In the study, 42 men underwent focal ablation with high-intensity focused ultrasound (HIFU). Investigators used multiparametric magnetic resonance imaging (MRI) to identify cancerous areas. Almost 90% of men reported having erections satisfactory for intercourse at 12 months post-treatment. All 40 men who were pad-free at baseline were pad-free by three months and maintained pad-free continence at 12 months, according to an online report in The Lancet.

In addition, investigators found no biopsy evidence of cancer in the treated regions in 30 of 39 men who were biopsied at six months; 36 of the 39 were free of clinically significant cancer.

Of 31 men with good baseline function, 26 (84%) “achieved the trifecta status” of having leak-free and pad-free continence, erections sufficient for intercourse, and no evidence of clinically significant disease on multiparametric magnetic resonance imaging at 12 months.

“Focal therapy of discrete areas of cancer, whether unifocal or multifocal, is feasible, safe, and can be delivered in an ambulatory setting,” the researchers, led by Hashim U. Ahmed,  MD, of University College London, noted.

With HIFU, tissue destruction occurs as a result of thermal, mechanical, and cavitation effects to produce a clearly demarcated region of coagulative necrosis surrounded by normal tissue on microscopic examination, the authors explained.

The researchers standardized the focal therapy process by setting three broad guidelines: a maximum of 60% of the prostate could be ablated; the edge of the ablation zone had to be at least 10 mm from a neurovascular bundle (the ablation zone had to be at least 5 mm from both neurovascular bundles if disease was bilateral); and untreated areas could not have any histologic evidence of cancer. High-grade prostate intraepithelial neoplasia and atypical small acinar proliferation were permitted.

“Focal therapy could hold promise in mitigating the harms that result from current therapeutic strategies,” the authors wrote.

 In an accompanying editorial, Matvey Tsivian, MD, Michael R. Abern, MD, and Thomas J. Polascik, MD, of Duke University Medical Center in Durham, N.C., noted that the new study “represents the first rigorously designed study of the early outcomes of focal therapy.”

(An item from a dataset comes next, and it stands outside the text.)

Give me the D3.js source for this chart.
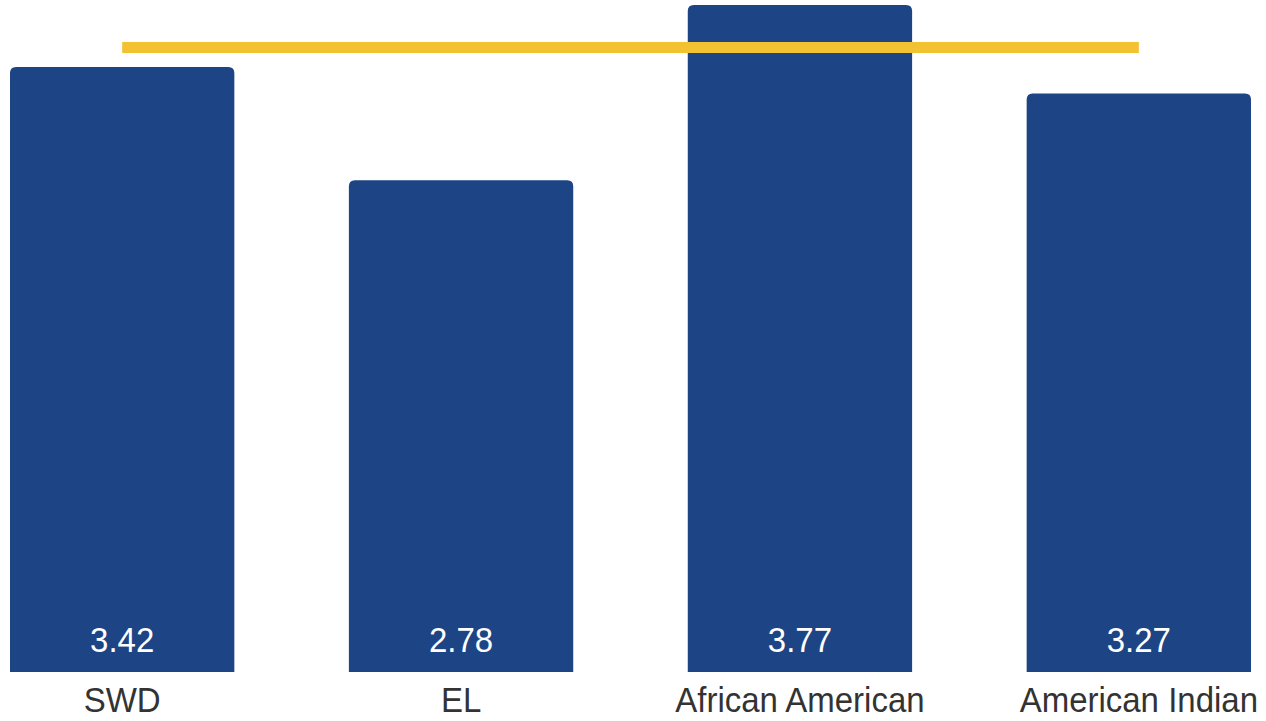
<!DOCTYPE html>
<html><head><meta charset="utf-8">
<script src="https://cdn.jsdelivr.net/npm/d3@7"></script>
<style>html,body{margin:0;padding:0;background:#fff;}svg{display:block;}</style>
</head><body>
<svg id="c" width="1266" height="721"></svg>
<script>
const categories = ["SWD", "EL", "African American", "American Indian"];
const values = [3.42, 2.78, 3.77, 3.27];
const targetValue = [3.53];

const W = 1266, H = 721;
const svg = d3.select("#c");
const x = d3.scaleBand().domain(categories).range([10, 1251]).paddingInner(0.338).paddingOuter(0);
const y = d3.scaleLinear().domain([0, 3.42]).range([672, 67]);

const r = 6;
function barPath(x0, w, yt, yb) {
  return `M${x0},${yb}V${yt + r}Q${x0},${yt} ${x0 + r},${yt}H${x0 + w - r}Q${x0 + w},${yt} ${x0 + w},${yt + r}V${yb}Z`;
}

svg.selectAll("path.bar").data(categories).enter().append("path")
  .attr("class", "bar")
  .attr("d", (d, i) => barPath(x(d), x.bandwidth(), y(values[i]), y(0)))
  .attr("fill", "#1d4484");

svg.append("line")
  .attr("x1", x(categories[0]) + x.bandwidth() / 2)
  .attr("x2", x(categories[categories.length - 1]) + x.bandwidth() / 2)
  .attr("y1", y(targetValue[0])).attr("y2", y(targetValue[0]))
  .attr("stroke", "#f2c232").attr("stroke-width", 11);

svg.selectAll("text.val").data(categories).enter().append("text")
  .attr("class", "val")
  .attr("transform", d => `translate(${x(d) + x.bandwidth() / 2},652) scale(1,1.08)`)
  .attr("text-anchor", "middle")
  .attr("font-family", "Liberation Sans, Arial, sans-serif")
  .attr("font-size", 33)
  .attr("fill", "#ffffff")
  .text((d, i) => values[i].toFixed(2));

svg.selectAll("text.cat").data(categories).enter().append("text")
  .attr("class", "cat")
  .attr("transform", d => `translate(${x(d) + x.bandwidth() / 2},712) scale(1,1.08)`)
  .attr("text-anchor", "middle")
  .attr("font-family", "Liberation Sans, Arial, sans-serif")
  .attr("font-size", 33)
  .attr("fill", "#333333")
  .text(d => d);
</script>
</body></html>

Focal therapy, they added, needs standardization, definition of consensual treatment schemes and nomenclature, as well as optimization of patient selection criteria. “With these issues addressed,” they wrote, “focal therapy could potentially become a mainstream therapy for localized prostate cancer that would offer personalized treatment tailored to the patient and his disease characteristics as opposed to conventional, stereotypes, whole-gland treatment.”